*THE EXERCISE:* It is required that the lines from the top of the listing through the line with "const yTicks = [37000, 38000, 39000, 40000, 41000, 42000];" be reproduced exactly, excluding pictures.

_ _ _ _

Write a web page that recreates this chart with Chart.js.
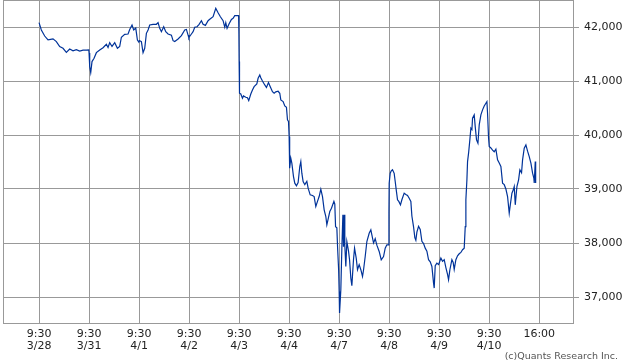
<!DOCTYPE html>
<html>
<head>
<meta charset="utf-8">
<script src="https://cdn.jsdelivr.net/npm/chart.js@4/dist/chart.umd.min.js"></script>
<style>
  body { margin: 0; background: #fff; }
  #wrap { position: relative; width: 638px; height: 362px; }
  #credit { position: absolute; right: 20px; top: 350px; font: 9.5px "DejaVu Sans", sans-serif; color: #555; }
</style>
</head>
<body>
<div id="wrap">
  <canvas id="chart" width="638" height="362"></canvas>
  <div id="credit">(c)Quants Research Inc.</div>
</div>
<script>
// trading days on the axis, each session 9:30-16:00 (390 minutes)
const days = ['3/28', '3/31', '4/1', '4/2', '4/3', '4/4', '4/7', '4/8', '4/9', '4/10'];
const sessionMinutes = 390;
const yTicks = [37000, 38000, 39000, 40000, 41000, 42000];

// [minutes after 9:30, index level]
const mar28 = [[0,42080],[18,41945],[44,41833],[70,41760],[90,41770],[109,41780],[135,41730],[161,41636],[187,41605],[213,41530],[239,41593],[265,41560],[291,41580],[317,41555],[343,41570],[369,41570],[388,41575]];
const mar31 = [[0,41520],[5,41265],[13,41155],[23,41360],[39,41420],[57,41525],[83,41575],[109,41617],[135,41680],[148,41620],[161,41710],[179,41640],[200,41710],[221,41605],[239,41640],[252,41810],[278,41865],[304,41870],[317,41955],[335,42037],[348,41945],[364,41980],[377,41760],[388,41720]];
const apr1 = [[0,41740],[5,41747],[18,41730],[31,41525],[44,41605],[57,41883],[70,41945],[83,42037],[109,42050],[135,42050],[148,42080],[161,41975],[174,41913],[192,42005],[208,41913],[226,41870],[252,41850],[265,41747],[278,41730],[304,41778],[330,41840],[356,41945],[369,41955],[382,41850],[388,41800]];
const apr2 = [[0,41810],[18,41870],[31,41913],[44,41995],[62,42005],[78,42050],[96,42117],[109,42050],[127,42030],[148,42117],[161,42142],[187,42190],[208,42345],[226,42265],[244,42190],[265,42117],[278,41995],[286,42080],[296,41975],[312,42060],[330,42140],[343,42160],[356,42210],[386,42210],[388,41913]];
const apr3 = [[0,41360],[2,40900],[4,40773],[13,40760],[26,40680],[34,40723],[52,40700],[65,40690],[75,40637],[91,40760],[104,40835],[117,40896],[138,40945],[148,41050],[161,41112],[169,41060],[182,41000],[200,40927],[213,40880],[229,40970],[242,40900],[260,40803],[273,40773],[286,40800],[304,40810],[317,40773],[325,40650],[343,40618],[356,40538],[369,40514],[377,40280],[385,40250]];
const apr4 = [[0,39970],[3,39663],[5,39385],[13,39570],[21,39480],[34,39230],[44,39108],[57,39058],[70,39120],[83,39416],[91,39508],[99,39293],[109,39138],[122,39080],[138,39140],[148,39015],[164,38892],[182,38880],[195,38860],[208,38675],[221,38770],[234,38860],[247,38997],[260,38860],[273,38615],[286,38490],[294,38337],[304,38440],[317,38583],[330,38645],[349,38770],[356,38720],[362,38300],[372,38280],[378,37905],[386,37500]];
const apr7 = [[0,37100],[3,36703],[13,37135],[21,37905],[29,38522],[34,37930],[39,38522],[44,37960],[52,37565],[60,38027],[73,37850],[81,37690],[91,37350],[99,37210],[112,37700],[120,37905],[133,37720],[143,37505],[156,37600],[169,37505],[182,37380],[190,37500],[203,37750],[216,38027],[234,38180],[247,38245],[255,38150],[268,38000],[281,38080],[294,37960],[312,37843],[328,37690],[346,37750],[359,37905],[372,37967],[384,37967],[388,38553]];
const apr8 = [[0,39108],[8,39293],[16,39335],[26,39355],[39,39290],[47,39138],[55,38985],[65,38800],[75,38770],[88,38707],[99,38800],[117,38923],[130,38900],[143,38880],[156,38830],[169,38770],[177,38500],[190,38300],[200,38100],[208,38050],[216,38200],[229,38310],[242,38250],[255,38030],[268,37990],[281,37905],[294,37850],[307,37690],[320,37650],[333,37565],[346,37257],[351,37165],[359,37580],[372,37628],[385,37600]];
const apr9 = [[0,37628],[13,37720],[26,37660],[39,37690],[52,37545],[65,37420],[73,37320],[83,37500],[99,37690],[109,37640],[117,37510],[130,37690],[143,37763],[156,37800],[169,37825],[182,37875],[195,37905],[203,38305],[208,38800],[216,39170],[221,39508],[229,39663],[239,39910],[247,40126],[255,40100],[260,40311],[273,40372],[281,40150],[291,39910],[302,39848],[312,40188],[325,40372],[338,40465],[351,40538],[364,40588],[372,40618],[377,40403],[385,39940]];
const apr10 = [[0,39786],[13,39760],[26,39720],[39,39690],[52,39737],[65,39540],[78,39480],[91,39416],[104,39108],[117,39080],[130,39000],[143,38860],[156,38553],[164,38700],[177,38923],[187,38980],[195,39045],[203,38707],[216,39045],[229,39170],[239,39355],[252,39300],[260,39540],[273,39755],[286,39817],[299,39700],[312,39600],[325,39478],[338,39293],[348,39200],[351,39110],[359,39508],[362,39110]];

const sessions = [mar28, mar31, apr1, apr2, apr3, apr4, apr7, apr8, apr9, apr10];

let points = [];
sessions.forEach((session, i) => {
  session.forEach((p) => {
    points.push({ x: i * sessionMinutes + p[0], y: p[1] });
  });
});

const dayTicks = [];
for (let i = 0; i <= days.length; i++) dayTicks.push({ value: i * sessionMinutes });

const frame = {
  id: 'frame',
  afterDraw(chart) {
    const a = chart.chartArea, c = chart.ctx;
    c.save();
    c.strokeStyle = '#999';
    c.lineWidth = 1;
    c.strokeRect(a.left + 0.5, a.top + 0.5, a.width - 1, a.height - 1);
    c.restore();
  }
};

const tickFont = { family: '"DejaVu Sans", sans-serif', size: 11, lineHeight: 1.1 };

new Chart(document.getElementById('chart'), {
  type: 'line',
  data: {
    datasets: [{
      data: points,
      borderColor: '#003399',
      borderWidth: 1.2,
      pointRadius: 0,
      tension: 0,
      fill: false
    }]
  },
  options: {
    responsive: false,
    animation: false,
    layout: { padding: { left: 3, top: 0, right: 0, bottom: 0 } },
    plugins: { legend: { display: false }, tooltip: { enabled: false } },
    scales: {
      x: {
        type: 'linear',
        min: -281,
        max: 4171,
        afterBuildTicks: (scale) => { scale.ticks = dayTicks.map((t) => ({ value: t.value })); },
        afterFit: (scale) => { scale.height = 38; scale.paddingLeft = 0; scale.paddingRight = 0; },
        grid: { color: '#999', lineWidth: 1, drawTicks: false },
        border: { display: false },
        ticks: {
          autoSkip: false,
          maxRotation: 0,
          padding: 4,
          color: '#222',
          font: tickFont,
          callback: (v) => {
            const i = Math.round(v / sessionMinutes);
            return i < days.length ? ['9:30', days[i]] : '16:00';
          }
        }
      },
      y: {
        position: 'right',
        min: 36500,
        max: 42500,
        afterBuildTicks: (scale) => { scale.ticks = yTicks.map((v) => ({ value: v })); },
        afterFit: (scale) => { scale.width = 64; scale.paddingTop = 0; scale.paddingBottom = 0; },
        grid: { color: '#999', lineWidth: 1, tickLength: 5 },
        border: { display: false },
        ticks: {
          padding: 5,
          color: '#222',
          font: tickFont,
          callback: (v) => v.toLocaleString('en-US')
        }
      }
    }
  },
  plugins: [frame]
});
</script>
</body>
</html>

_ _ _ _

*EXPECTED ANSWER:*
Write a web page that recreates this chart with Chart.js.
<!DOCTYPE html>
<html>
<head>
<meta charset="utf-8">
<script src="https://cdn.jsdelivr.net/npm/chart.js@4/dist/chart.umd.min.js"></script>
<style>
  body { margin: 0; background: #fff; }
  #wrap { position: relative; width: 638px; height: 362px; }
  #credit { position: absolute; right: 20px; top: 350px; font: 9.5px "DejaVu Sans", sans-serif; color: #555; }
</style>
</head>
<body>
<div id="wrap">
  <canvas id="chart" width="638" height="362"></canvas>
  <div id="credit">(c)Quants Research Inc.</div>
</div>
<script>
// trading days on the axis, each session 9:30-16:00 (390 minutes)
const days = ['3/28', '3/31', '4/1', '4/2', '4/3', '4/4', '4/7', '4/8', '4/9', '4/10'];
const sessionMinutes = 390;
const yTicks = [37000, 38000, 39000, 40000, 41000, 42000];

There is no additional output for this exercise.